"Pendant plusieurs mois, les malades ignoraient qu’on avait changé le médicament. C’est un dossier extrêmement douloureux car il concerne un grand nombre de personnes", plaide Me Jacques Lévy. Par son intermédiaire, 42 plaignants ont assigné, lundi 10 septembre, le laboratoire Merck devant le tribunal de grande instance de Toulouse. Ils réclament 15 000 € au titre du préjudice d’anxiété et la même somme pour le préjudice moral, ainsi que le maintien de la commercialisation de l’ancienne formule du levothyrox et la réalisation d’une expertise, afin de pouvoir fixer le préjudice corporel subi par les patients.
De son coté, l’avocat du laboratoire Me Antoine Robert a demandé au tribunal de rejeter l’ensemble de ces demandes. Il estime les préjudices n’étaient pas démontrés dans la majorité des dossiers présentés. Le tribunal de grande instance de Toulouse rendra sa décision le 5 novembre.

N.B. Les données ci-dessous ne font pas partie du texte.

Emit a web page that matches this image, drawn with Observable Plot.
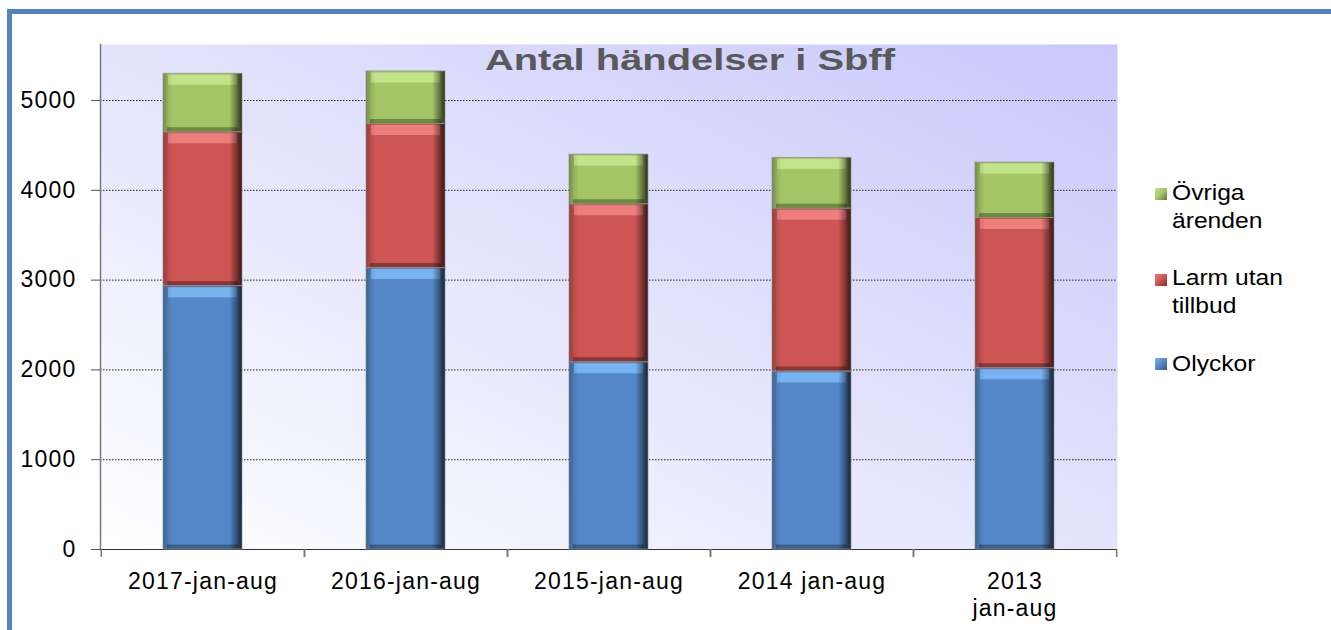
<!DOCTYPE html>
<html><head><meta charset="utf-8">
<script src="https://cdn.jsdelivr.net/npm/d3@7"></script>
<script src="https://cdn.jsdelivr.net/npm/@observablehq/plot@0.6"></script>
<style>
body{margin:0;background:#fff;font-family:"Liberation Sans",Arial,sans-serif;}
#wrap{position:relative;width:1331px;height:630px;overflow:hidden;}
#chart{position:absolute;left:0;top:0;}
#border{position:absolute;left:7px;top:9px;width:2000px;height:2000px;border-left:5px solid #5383bf;border-top:5px solid #5383bf;z-index:5;pointer-events:none;}
#title{position:absolute;left:690px;top:45px;font-size:30px;line-height:30px;font-weight:bold;color:#595959;white-space:nowrap;transform:translateX(-50%) scaleX(1.33);}
.lg{position:absolute;left:1172px;font-size:22px;line-height:27.5px;white-space:pre-line;color:#000;transform:scaleX(1.12);transform-origin:left top;}
.mk{position:absolute;left:1155px;width:12px;height:12px;}
</style></head><body>
<div id="wrap"><div id="chart"></div><div id="border"></div><div id="title">Antal händelser i Sbff</div><div id="legend"></div></div>
<script>
// ---- data ----
const categories = ["2017-jan-aug", "2016-jan-aug", "2015-jan-aug", "2014 jan-aug", "2013\njan-aug"];
const seriesNames = ["Olyckor", "Larm utan tillbud", "Övriga ärenden"];
const olyckor = [2933, 3134, 2085, 1981, 2019];
const larmUtanTillbud = [1713, 1605, 1759, 1815, 1672];
const ovrigaArenden = [652, 585, 554, 565, 618];
const yTicks = [0, 1000, 2000, 3000, 4000, 5000];
const gridTicks = [1000, 2000, 3000, 4000, 5000];
const legendLabels = ["Övriga\närenden", "Larm utan\ntillbud", "Olyckor"];
const legendSeries = ["Övriga ärenden", "Larm utan tillbud", "Olyckor"];

// ---- colours ----
const baseColor = {"Olyckor": "#5588c8", "Larm utan tillbud": "#cd5553", "Övriga ärenden": "#a4c466"};
const hiColor = {"Olyckor": "#78b2f0", "Larm utan tillbud": "#ec7e7b", "Övriga ärenden": "#c2e389"};
const darkColor = {"Olyckor": "#34567f", "Larm utan tillbud": "#7a302e", "Övriga ärenden": "#5f7d35"};

const seriesValues = [olyckor, larmUtanTillbud, ovrigaArenden];
const data = [];
categories.forEach((c, i) => {
  seriesNames.forEach((s, k) => data.push({cat: c, series: s, value: seriesValues[k][i]}));
});

const W = 1331, H = 630, mL = 100, mR = 214, mT = 44, mB = 81;
const step = (W - mL - mR) / categories.length;
const enc = {x: "cat", y: "value", z: "series"};

const svg = Plot.plot({
  width: W, height: H,
  marginLeft: mL, marginRight: mR, marginTop: mT, marginBottom: mB,
  style: {background: "transparent", fontFamily: "'Liberation Sans', Arial, sans-serif", fontSize: "22px", color: "#000", letterSpacing: "1.2px"},
  x: {domain: categories, paddingInner: 0.61, paddingOuter: 0.305, label: null},
  y: {domain: [0, 5624], label: null},
  color: {type: "identity"},
  marks: [
    Plot.frame({fill: "url(#bgGrad)", stroke: "none"}),
    Plot.gridY(gridTicks, {stroke: "#222", strokeOpacity: 1, strokeDasharray: "1.5,1.5"}),
    Plot.frame({anchor: "left", stroke: "#7a7a7a", strokeWidth: 1.5}),
    Plot.ruleY([0], {stroke: "#333", strokeWidth: 1.2}),
    Plot.axisY(yTicks, {label: null, tickFormat: d => String(d), tickSize: 9, tickPadding: 15, fontSize: 23, stroke: "#555", fill: "#000"}),
    Plot.axisX({label: null, tickSize: 0, tickPadding: 20, fontSize: 23, lineHeight: 1.18, fill: "#000"}),
    Plot.axisX({label: null, tickSize: 8, tickFormat: () => "", dx: -step / 2, stroke: "#777", strokeWidth: 1.5}),
    Plot.axisX({label: null, tickSize: 8, tickFormat: () => "", dx: step / 2, stroke: "#777", strokeWidth: 1.5}),
    Plot.rectY(data, {...enc, fill: d => baseColor[d.series]}),
    Plot.tickY(data, Plot.stackY2({...enc, stroke: d => hiColor[d.series], strokeWidth: 10, dy: 6, inset: 5})),
    Plot.tickY(data, Plot.stackY1({...enc, stroke: d => darkColor[d.series], strokeWidth: 5, dy: -2.5, inset: 4, strokeOpacity: 0.8})),
    Plot.rectY(data, {...enc, fill: "url(#shade)"}),
    Plot.rectY(data, {...enc, fill: "none", stroke: "#8f8f8f", strokeWidth: 1, strokeOpacity: 0.7})
  ]
});

const defs = d3.select(svg).insert("defs", ":first-child");
const bg = defs.append("linearGradient").attr("id", "bgGrad").attr("x1", 0).attr("y1", 1).attr("x2", 1).attr("y2", 0);
bg.append("stop").attr("offset", 0).attr("stop-color", "#ffffff");
bg.append("stop").attr("offset", 1).attr("stop-color", "#c8c8fc");
const sh = defs.append("linearGradient").attr("id", "shade").attr("x1", 0).attr("y1", 0).attr("x2", 1).attr("y2", 0);
[[0, 0.3], [0.07, 0.08], [0.12, 0], [0.84, 0], [0.92, 0.35], [1, 0.75]].forEach(([o, a]) =>
  sh.append("stop").attr("offset", o).attr("stop-color", "#000").attr("stop-opacity", a));

document.getElementById("chart").appendChild(svg);

// ---- legend ----
const lg = document.getElementById("legend");
const textTops = [179, 264, 350];
const markTops = [188, 274, 358];
legendSeries.forEach((s, i) => {
  const m = document.createElement("div");
  m.className = "mk";
  m.style.top = markTops[i] + "px";
  m.style.background = `linear-gradient(135deg, ${hiColor[s]} 0%, ${baseColor[s]} 50%, ${darkColor[s]} 100%)`;
  lg.appendChild(m);
  const t = document.createElement("div");
  t.className = "lg";
  t.style.top = textTops[i] + "px";
  t.textContent = legendLabels[i];
  lg.appendChild(t);
});
</script>
</body></html>
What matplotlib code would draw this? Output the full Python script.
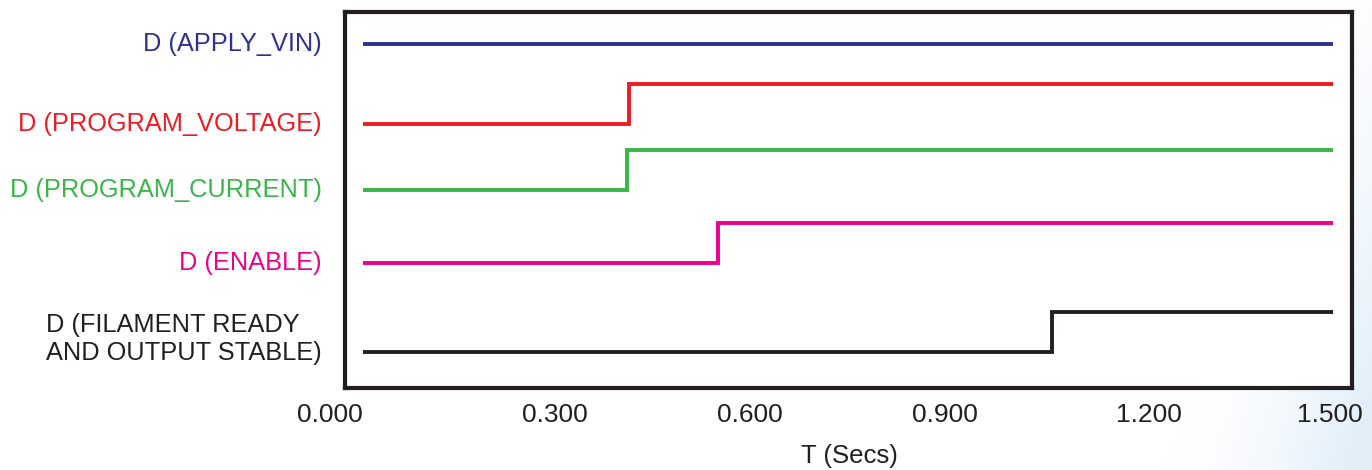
import matplotlib
matplotlib.use("Agg")
import matplotlib.pyplot as plt
import matplotlib.transforms as mtransforms
import numpy as np

# ---- data ----
signal_labels = ["D (APPLY_VIN)", "D (PROGRAM_VOLTAGE)", "D (PROGRAM_CURRENT)",
                 "D (ENABLE)", "D (FILAMENT READY\nAND OUTPUT STABLE)"]
signal_colors = ["#2e3192", "#ed1c24", "#39b54a", "#ec008c", "#231f20"]
step_times = [0.0, 0.411, 0.408, 0.549, 1.065]   # time each signal goes high (s)
t_end = 1.5
xtick_values = [0.0, 0.3, 0.6, 0.9, 1.2, 1.5]
xtick_labels = ["0.000", "0.300", "0.600", "0.900", "1.200", "1.500"]
x_label = "T (Secs)"

# ---- layout ----
W, H = 1372, 470
fig = plt.figure(figsize=(W / 100, H / 100), dpi=100)
plt.rcParams['font.family'] = ['Liberation Sans', 'DejaVu Sans']

# subtle background gradient bottom-right
bg = fig.add_axes([0, 0, 1, 1], zorder=-10)
bg.set_xlim(0, W); bg.set_ylim(H, 0); bg.axis('off')
gx, gy = np.meshgrid(np.linspace(0, W, 400), np.linspace(0, H, 140))
g = np.clip((gx + 0.35 * gy - 1330) / 180, 0, 1) ** 1.5
img = np.ones((140, 400, 4))
img[..., 0] = 1 - 0.11 * g
img[..., 1] = 1 - 0.06 * g
img[..., 2] = 1 - 0.02 * g
bg.imshow(img, extent=[0, W, H, 0], aspect='auto')

left, right, top, bottom = 345, 1352, 12, 388
ax = fig.add_axes([left / W, 1 - bottom / H, (right - left) / W, (bottom - top) / H])
ax.set_facecolor('white')

px_per_s = (1333 - 363) / 1.5
ax.set_xlim(-(363 - left) / px_per_s, t_end + (right - 1333) / px_per_s)
ax.set_ylim(bottom, top)  # pixel-like y axis (inverted)

low_levels = [44, 124, 190.5, 263, 352]
amp = 40
label_y = [44, 124, 190, 263, 339]

for i, (lab, col, ts) in enumerate(zip(signal_labels, signal_colors, step_times)):
    lo = low_levels[i]
    if ts <= 0:
        xs = [0, t_end]; ys = [lo, lo]
    else:
        xs = [0, ts, ts, t_end]; ys = [lo, lo, lo - amp, lo - amp]
    ax.plot(xs, ys, color=col, lw=2.8, solid_joinstyle='miter', solid_capstyle='butt')
    ax.text(322, label_y[i], lab, transform=mtransforms.blended_transform_factory(
        mtransforms.IdentityTransform(), ax.transData),
        color=col, fontsize=18.3, ha='right', va='center', multialignment='left',
        linespacing=1.22)

for s in ax.spines.values():
    s.set_linewidth(3)
    s.set_color('#231f20')
ax.set_yticks([])
ax.set_xticks(xtick_values)
ax.set_xticklabels(xtick_labels, fontsize=19, color='#231f20')
ax.tick_params(axis='x', length=0, pad=11)
shifts = [-33, -2, -1, 0, 10, -3]
for lab, dx in zip(ax.get_xticklabels(), shifts):
    lab.set_transform(lab.get_transform() + mtransforms.ScaledTranslation(dx / 100, 0, fig.dpi_scale_trans))
fig.text(849 / W, 7 / H, x_label, ha='center', va='baseline', fontsize=18.5, color='#231f20')

fig.savefig("out.png", dpi=100)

Effets secondaires indésirables
L’affaire du Levotyrox a commencé en février 2017, lorsque la formule du médicament a été changée. Cette modification a consisté à remplacer le lactose, qui enrobait l'hormone thyroïdienne, la lévothyroxine, par du mannitol. Cette modification avait été demandée par l’Agence de médicament (ANSM) afin de garantir la stabilité du produit dans le temps, ce qui n'était pas le cas avec l’ancienne formule.
Problème : les malades ont ressenti des effets secondaires indésirables (fatigue, maux de tête, insomnie, vertiges, douleurs articulaires, musculaires et chute de cheveux). Au total, 17 000 cas d’effets secondaires ont été recensés, parmi lesquels 5062 ont été classés comme graves et 14 décès ont été comptabilisés par l'ANSM, sans qu’un lien direct avec la nouvelle formule puisse être formellement établi. Selon le ministère de la Santé, 500 000 personnes auraient abandonné la nouvelle formule du médicament.
Effet nocebo
Dans un rapport tout récemment remis à la ministre de la Santé Agnès Buzyn, l’équipe du docteur Gérald Kierzek et Magali Leo ont identifié sept problèmes récurrents dans ce genre de crise. Parmi eux, "l’absence d’anticipation" des pouvoirs publics, "l’absence de réaction aux nombreux signaux facilement repérables sur la Toile", le moment "mal choisi" pour communiquer, et la "minimisation du ressenti des malades et de la légitimité de leurs signalements". "L’effet nocebo a très vite été évoqué pour expliquer des effets secondaires […] Même un tel effet ne saurait disqualifier la réalité des plaintes exprimées par les milliers de patients", précise le rapport.
A partir de 2019, le laboratoire Merck prévoit de commercialiser la nouvelle formule du Levothyrox dans 21 pays de l’Union européenne. "Plusieurs rapports officiels d’expertise publiés ces derniers jours permettent d’attester une nouvelle fois de la qualité de la nouvelle formule du Lévothyrox® et de conforter les 2,5 millions de patients français qui, depuis plus d’un an, ont trouvé leur équilibre thyroïdien grâce à elle. Cette confiance renouvelée dans la nouvelle formule du Lévothyrox® en France fait également écho à l’avis positif rendu au niveau européen, le 18 juillet, après une phase d’évaluation approfondie dans le cadre de la procédure réglementaire visant à permettre à 21 Etats-membres de commercialiser la nouvelle formule du Lévothyrox®", indique l’entreprise dans un communiqué.
Disponibilité de l’ancienne formule
L’Espagne, où de nombreux patients français insatisfaits de la nouvelle formule avaient pris l’habitude de s’approvisionner, est aussi concernée. De fait, le médicament thyroïdien ne sera plus disponible nulle part en Europe, puisque les 7 pays non concernés par la mesure, comme l’Italie, commercialisent des compositions légèrement différentes. Le Conseil d’État a par ailleurs rejeté la demande de patients français qui réclamaient en urgence des mesures pour assurer la disponibilité de l’ancienne formule. Aujourd’hui, quatre concurrents au Levothyrox nouvelle formule sont disponibles : L-thyroxin Henning, Thyrofix, L-thyroxine SERB et TCAPS.
En juin, la cour d’appel de Toulouse a confirmé la condamnation prononcée en novembre qui ordonnait aux laboratoires Merck de délivrer "sans délai" l’ancienne formule du médicament à 25 patients de Haute-Garonne. Le troisième rapport de pharmacovigilance sur le Levothyrox, dévoilé début septembre par l’Agence du médicament, ne permet toujours pas d’expliquer la vague des effets indésirables attribués par certains patients à la nouvelle formule de ce médicament pour la thyroïde.